Jak Wonderly hails from California, USA
Jak Wonderly studied design, photography, and philosophy at the College for Creative Studies (summa cum laude 1998). After graduation, he moved to California to design furniture and interiors. Within a year, he was teaching visualization techniques to product designers across the United States. In 2003, he went into advertising as a designer and art supervisor. Working with top art directors, he created images for national campaigns that appeared in print, interactive, and broadcast media. During the decade spent honing his eye through design and advertising, Jak never stopped taking photographs. In 2007 he left advertising to do it full time, and now focuses on photography as a means of awareness and empathy, particularly with animals. Jak has also intensively studied and lectured on the visionary practices and animistic traditions of indigenous world cultures.
Winner - Equine Photographer's Network - Head Study. Work has appeared in the Equine Journal, Golf Digest, Car and Driver, Esquire, and other publications, as well as on CNN and Brazil TV.
U245 Gallery, C-Pop Art Gallery, Petaluma Art Council Show, Neocon Fair, Equine Photographer's Network, North American Nature Photography Association, Snow Leopard Trust Artist in Conservation.

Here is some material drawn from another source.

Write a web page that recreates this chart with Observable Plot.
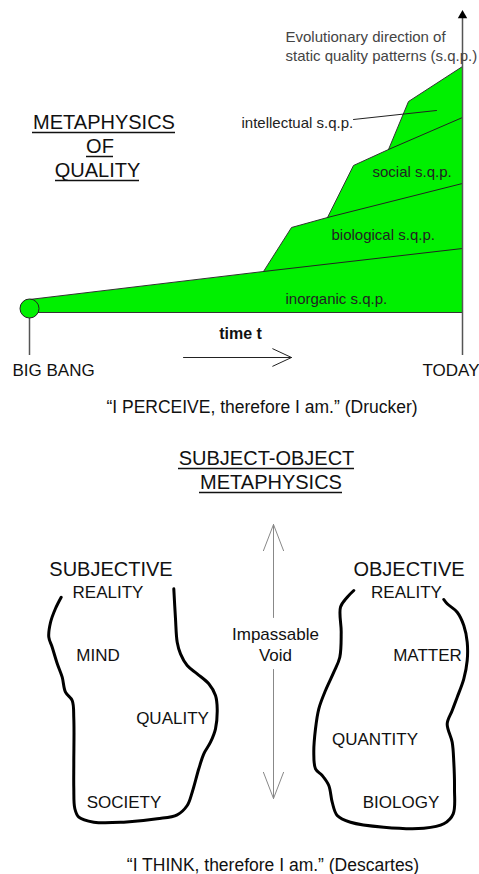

The most important decision I make in my work is how to approach a subject. It is a privilege to light-map an animal, a sacred act. I try to bring a quiet mind and a great deal of patience to the encounter. Waiting until the subject acknowledges me, perhaps even senses my purpose, I let the animal compose the shot. I focus on what I am being offered, rather than what I can take. The language of photography is unfortunately and inaccurately predatory, particularly when it comes to animals. The camera does not really shoot or capture the subject; it receives the light of the subject with great delicacy. My photographs are not staged and I only use ambient light. Nothing is added; nothing is taken away. The images are collaborative: the photographs are mine, but the art belongs to the animal, the sky, the land, the water, the light. I am merely the witness, the framer, pointing out little miracles or little tragedies. The art of photography is opening your eye, mind, heart, and then shutter to the fierce beauty of the world. It is the practice of saying ‘yes’ to this exact moment, and gratefully letting life in. A great storyteller once said that the first rule of storytelling is to love the story you tell. I choose my subjects because of the joy, awe, and heartache I feel with animals. My photographs are their stories. In sharing the images I retell their tale, in a visual tradition, one that I hope will inspire us to reconnect with the wild, inside and out.